HTCondor requires that
1. Our work is wrapped up in single **function** that it can run.
1. The **inputs** to that function are provided as data encoded in a **file**.
1. The **outputs** of that function are returned as data encoded in a **file**.

These three steps roughly correspond to the "blown up" process described above. We have a step for input, a step that runs the function, and a step for output.
We have already written the basic code for each step:
1. The `square_wrapper` function is the function that HTCondor will run.
1. The input number `x` was written to a file named `input`.
1. We can read the output number `y` from a file, and convert it back to an integer.

So we're more than halfway there! We just need to know how to tell HTCondor what function to run, and where to find the input file.

## Creating an HTCondor Task

Our first step is to import some things:

In [13]:
from htcondor_job import Task, TaskState

The `Task` object represents the work that we want done. To make a `Task`, we need to give it two things: the function to run, and the input file.

In [14]:
task = Task(
    function = f,
    input_file = input_file,
)
task

Task [TaskState.Unsubmitted] f(input)

Note that the task is in the `Unsubmitted` state. It also tells us what function it will run (`square_wrapper`) and the location of the input file (`input`).

We have not yet told HTCondor to actually run the task. To do so, we `submit` the task. HTCondor will then schedule it for execution.

In [15]:
task.submit()

Task [TaskState.Unsubmitted] f(input)

The state of a `Task` is available through the attribute `Task.state`. This attribute will be updated in the background for you.

In [16]:
possible_states = "\n  ".join(str(t) for t in TaskState)
print(f'The possible task states are:\n  {possible_states}\n')
print(f'The current state of task is {task.state}')

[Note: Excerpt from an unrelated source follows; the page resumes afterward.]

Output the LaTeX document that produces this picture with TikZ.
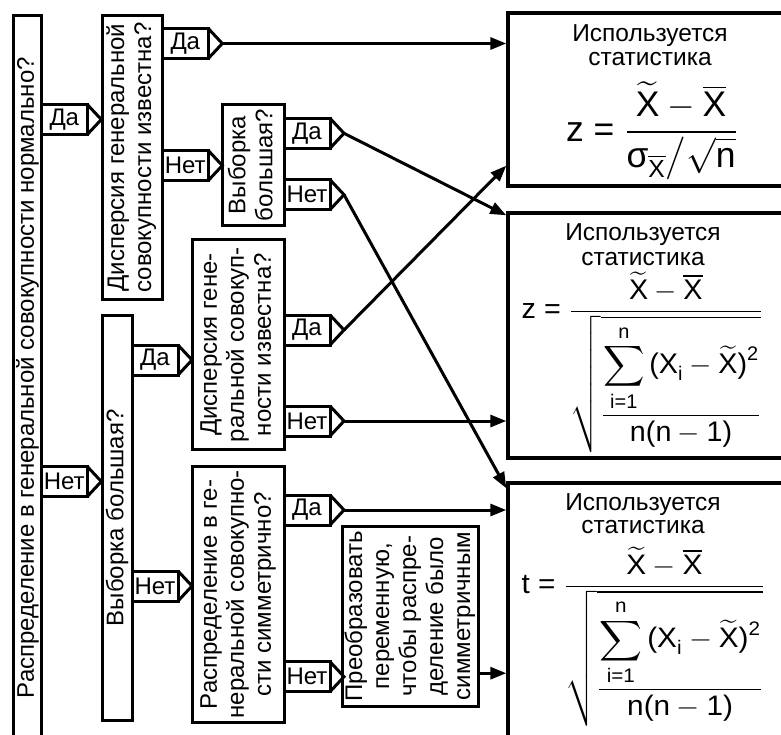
\documentclass[tikz,border=0pt]{standalone}
\usepackage{amsmath}
\usepackage{fontspec}
\setmainfont{Liberation Sans}
\usepackage{graphicx}
\usetikzlibrary{arrows.meta}

\newcommand\qfont{\fontsize{24}{27}\selectfont}
\newcommand\tgfont{\fontsize{24}{24}\selectfont}
\newcommand\rsfont{\fontsize{24.5}{24}\selectfont}
\newcommand\rot[1]{\rotatebox{90}{\begin{tabular}{@{}c@{}}#1\end{tabular}}}
\newcommand\TX{\widetilde{\text{X}}}
\newcommand\BX{\overline{\text{X}}}
\newcommand\SQform[1]{\fontsize{17.28}{20}\selectfont
  $\text{#1}\mathrel{\text{=}}\dfrac{\TX - \BX}{\sqrt{\dfrac{\displaystyle\sum\limits_{\text{i=1}}^{\text{n}}\text{(X}_{\text{i}} - \TX\text{)}^{\text{2}}}{\text{n(n} - \text{1)}}}}$}

\tikzset{
  qbox/.style={draw, line width=3pt, inner sep=0pt, outer sep=0pt, font=\qfont},
  resbox/.style={draw, line width=4pt, inner sep=0pt},
  tagbox/.style={draw, line width=3pt, minimum width=46pt, minimum height=30pt, inner sep=0pt, outer sep=0pt, font=\tgfont, anchor=west},
  tagline/.style={line width=3pt, line join=miter},
  arr/.style={line width=3pt, -{Triangle[length=16pt,width=12pt]}},
  rtext/.style={font=\rsfont, inner sep=0pt, anchor=base},
  ftext/.style={inner sep=0pt, outer sep=0pt, anchor=north west},
}

\newcommand\yesno[4]{%
  \node[tagbox] (#1) at (#2.east |- 0,#3) {#4};
  \draw[tagline] (#1.north east) -- ([xshift=14pt]#1.east) coordinate (#1tip) -- (#1.south east);
}

\begin{document}
\begin{tikzpicture}[x=1pt, y=-1pt]
\useasboundingbox (0,0) rectangle (781,734);
\fill[white] (0,0) rectangle (781,734);
\clip (0,0) rectangle (781,734);

% question boxes
\node[qbox, minimum width=27.8pt, minimum height=724.7pt] (q0) at (27.4,377.6)
  {\rotatebox{90}{Распределение в генеральной совокупности нормально?}};
\node[qbox, minimum width=60pt, minimum height=284.4pt] (b2) at (132.3,157.5)
  {\rot{Дисперсия генеральной\\совокупности известна?}};
\node[qbox, minimum width=61.3pt, minimum height=120.6pt] (b3) at (253.35,165)
  {\rot{Выборка\\большая?}};
\node[qbox, minimum width=91.2pt, minimum height=210.2pt] (b4) at (238.4,344.6)
  {\rot{Дисперсия гене-\\ральной совокуп-\\ности известна?}};
\node[qbox, minimum width=29.7pt, minimum height=404.5pt] (b2b) at (117.15,517.75)
  {\rotatebox{90}{Выборка большая?}};
\node[qbox, minimum width=91.2pt, minimum height=255.3pt] (b5) at (238.4,594.35)
  {\rot{Распределение в ге-\\неральной совокупно-\\сти симметрично?}};
\node[qbox, minimum width=135.9pt, minimum height=180pt] (tr) at (410.75,616.2)
  {\rot{Преобразовать\\переменную,\\чтобы распре-\\деление было\\симметричным}};

% result boxes
\node[resbox, minimum width=291.7pt, minimum height=172.4pt] (r1) at (654.15,99.5) {};
\node[resbox, minimum width=291.7pt, minimum height=245pt] (r2) at (654.15,335.8) {};
\node[resbox, minimum width=291.7pt, minimum height=256.7pt] (r3) at (654.15,611.65) {};

\node[rtext] (r1a) at (650,41) {Используется};
\node[rtext] (r1b) at (650,65) {статистика};
\node[ftext] (r1f) at (566,82) {\resizebox*{172pt}{98pt}{\fontsize{17.28}{20}\selectfont
  $\text{z}\mathrel{\text{=}}\dfrac{\TX - \BX}{\text{σ}_{\BX}\big/\sqrt{\text{n}}}$}};

\node[rtext] (r2a) at (643,240) {Используется};
\node[rtext] (r2b) at (643,265) {статистика};
\node[ftext] (r2f) at (521.7,271.7) {\resizebox*{241.3pt}{181.3pt}{\SQform{z}}};

\node[rtext] (r3a) at (643,510) {Используется};
\node[rtext] (r3b) at (643,533) {статистика};
\node[ftext] (r3f) at (521.7,546.7) {\resizebox*{243.3pt}{180pt}{\SQform{t}}};

% tags
\yesno{tm1}{q0}{119.5}{Да}
\yesno{tm2}{q0}{481.5}{Нет}
\yesno{t21}{b2}{43.5}{Да}
\yesno{t22}{b2}{165.5}{Нет}
\yesno{t31}{b3}{133.3}{Да}
\yesno{t32}{b3}{194.7}{Нет}
\yesno{t41}{b4}{330}{Да}
\yesno{t42}{b4}{421}{Нет}
\yesno{tb1}{b2b}{360}{Да}
\yesno{tb2}{b2b}{586}{Нет}
\yesno{t51}{b5}{510}{Да}
\yesno{t52}{b5}{676.7}{Нет}

% connectors
\draw[arr] (t21tip) -- (t21tip -| r1.west);
\draw[arr] (t31tip) -- ([yshift=-4pt]r2.north west);
\draw[arr] (t32tip) -- ([yshift=-7pt]r3.north west);
\draw[arr] (t41tip) -- ([yshift=22pt]r1.south west);
\draw[arr] (t42tip) -- (t42tip -| r2.west);
\draw[arr] (t51tip) -- (t51tip -| r3.west);
\coordinate (trout) at ([yshift=-57pt]tr.east);
\draw[arr] (trout) -- (trout -| r3.west);
\end{tikzpicture}
\end{document}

The possible task states are:
  TaskState.Unsubmitted
  TaskState.Idle
  TaskState.Running
  TaskState.Submitted
  TaskState.Held
  TaskState.Completed
  TaskState.Removed

The current state of task is TaskState.Unsubmitted


Wait for completion:

In [17]:
import time

while task.state is not TaskState.Completed:
    print(task.state)
    time.sleep(1)
print(task.state)   # print out the final state

TaskState.Unsubmitted
TaskState.Idle
TaskState.Idle
TaskState.Idle
TaskState.Running
TaskState.Completed


Read the task's output file:

In [18]:
y = int(task.output_file.read_text())
print(y)

4


## Putting it All Together

Our original workflow, once we had separated out the individual steps, looked like this:

In [19]:
x = 2          # define input
y = square(x)  # pass input to function; run function; get output
print(y)

4


If we put the HTCondor-powered worklfow all together in one cell, it looks like this:

In [21]:
# define input
x = 2

# the data transfer files
input_file = Path('input')      
output_file = Path('output')

# put the input in the input file
create_input_file(x, input_file)

# pass input to function
task = Task(
    function = f,
    input_file = input_file,
)

# actually run the function
task.submit()

# wait for completion
while task.state is not TaskState.Completed:
    time.sleep(1)
    
# get output
y = read_output_file(output_file)
print(y)

4


The same steps are all present!
They just look a little different, because we wanted to run the function via HTCondor.

## Adapting to your Work

What we have accomplished above is taking a **specific** task, like squaring a number, and building an **abstract workflow** around it. This abstract workflow is fundamental: any computation can be performed inside `f`, as long as it can be expressed as a flow of data from an `input_file` to an `output_file`. We wrote three functions to accomplished this:

* `f`
* `create_input_file`
* `read_output_file`

To run your own work in this framework, you just need to define these three functions for whatever your specific problem is.

### Writing `f`

The internals of `f` may be unknown; likely, it is an external program. You can use Python's `subprocess` standard library package to run external programs.

### Writing `create_input_file` and `read_output_file`

Again, the details of these functions depend on the behavior of `f`. Python's standard library is good at writing and reading plain text, JSON, CSV, and other simple, general-use file formats. More domain-specific formats can be read via third-party libraries. Google is your friend here!